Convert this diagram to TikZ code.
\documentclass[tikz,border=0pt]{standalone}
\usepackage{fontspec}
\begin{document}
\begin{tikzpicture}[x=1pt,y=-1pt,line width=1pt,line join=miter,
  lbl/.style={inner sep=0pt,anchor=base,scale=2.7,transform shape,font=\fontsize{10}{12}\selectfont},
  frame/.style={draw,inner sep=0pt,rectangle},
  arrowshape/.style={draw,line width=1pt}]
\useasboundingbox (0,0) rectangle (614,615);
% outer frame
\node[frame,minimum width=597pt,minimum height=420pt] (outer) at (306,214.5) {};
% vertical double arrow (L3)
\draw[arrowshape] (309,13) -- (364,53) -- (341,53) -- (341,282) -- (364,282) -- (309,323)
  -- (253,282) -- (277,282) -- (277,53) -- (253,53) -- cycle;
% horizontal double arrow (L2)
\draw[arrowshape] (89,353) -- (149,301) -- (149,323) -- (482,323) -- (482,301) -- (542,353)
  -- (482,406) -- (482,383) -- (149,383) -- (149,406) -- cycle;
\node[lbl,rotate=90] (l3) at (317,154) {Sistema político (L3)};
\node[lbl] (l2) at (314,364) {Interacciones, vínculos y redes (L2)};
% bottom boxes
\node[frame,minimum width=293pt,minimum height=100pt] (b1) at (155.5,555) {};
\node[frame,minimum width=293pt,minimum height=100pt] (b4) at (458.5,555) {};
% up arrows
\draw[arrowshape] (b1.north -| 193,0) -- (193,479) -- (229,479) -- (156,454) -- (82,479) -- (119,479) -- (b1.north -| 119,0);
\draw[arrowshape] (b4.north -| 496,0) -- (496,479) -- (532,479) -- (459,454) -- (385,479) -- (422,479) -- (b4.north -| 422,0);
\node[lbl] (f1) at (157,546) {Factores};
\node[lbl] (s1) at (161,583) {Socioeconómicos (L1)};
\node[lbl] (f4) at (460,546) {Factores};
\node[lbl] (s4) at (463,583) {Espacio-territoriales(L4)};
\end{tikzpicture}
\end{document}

Your task.
Extract, word for word, each line of the listing above.

Exercise result.
Convert this diagram to TikZ code.
\documentclass[tikz,border=0pt]{standalone}
\usepackage{fontspec}
\begin{document}
\begin{tikzpicture}[x=1pt,y=-1pt,line width=1pt,line join=miter,
  lbl/.style={inner sep=0pt,anchor=base,scale=2.7,transform shape,font=\fontsize{10}{12}\selectfont},
  frame/.style={draw,inner sep=0pt,rectangle},
  arrowshape/.style={draw,line width=1pt}]
\useasboundingbox (0,0) rectangle (614,615);
% outer frame
\node[frame,minimum width=597pt,minimum height=420pt] (outer) at (306,214.5) {};
% vertical double arrow (L3)
\draw[arrowshape] (309,13) -- (364,53) -- (341,53) -- (341,282) -- (364,282) -- (309,323)
  -- (253,282) -- (277,282) -- (277,53) -- (253,53) -- cycle;
% horizontal double arrow (L2)
\draw[arrowshape] (89,353) -- (149,301) -- (149,323) -- (482,323) -- (482,301) -- (542,353)
  -- (482,406) -- (482,383) -- (149,383) -- (149,406) -- cycle;
\node[lbl,rotate=90] (l3) at (317,154) {Sistema político (L3)};
\node[lbl] (l2) at (314,364) {Interacciones, vínculos y redes (L2)};
% bottom boxes
\node[frame,minimum width=293pt,minimum height=100pt] (b1) at (155.5,555) {};
\node[frame,minimum width=293pt,minimum height=100pt] (b4) at (458.5,555) {};
% up arrows
\draw[arrowshape] (b1.north -| 193,0) -- (193,479) -- (229,479) -- (156,454) -- (82,479) -- (119,479) -- (b1.north -| 119,0);
\draw[arrowshape] (b4.north -| 496,0) -- (496,479) -- (532,479) -- (459,454) -- (385,479) -- (422,479) -- (b4.north -| 422,0);
\node[lbl] (f1) at (157,546) {Factores};
\node[lbl] (s1) at (161,583) {Socioeconómicos (L1)};
\node[lbl] (f4) at (460,546) {Factores};
\node[lbl] (s4) at (463,583) {Espacio-territoriales(L4)};
\end{tikzpicture}
\end{document}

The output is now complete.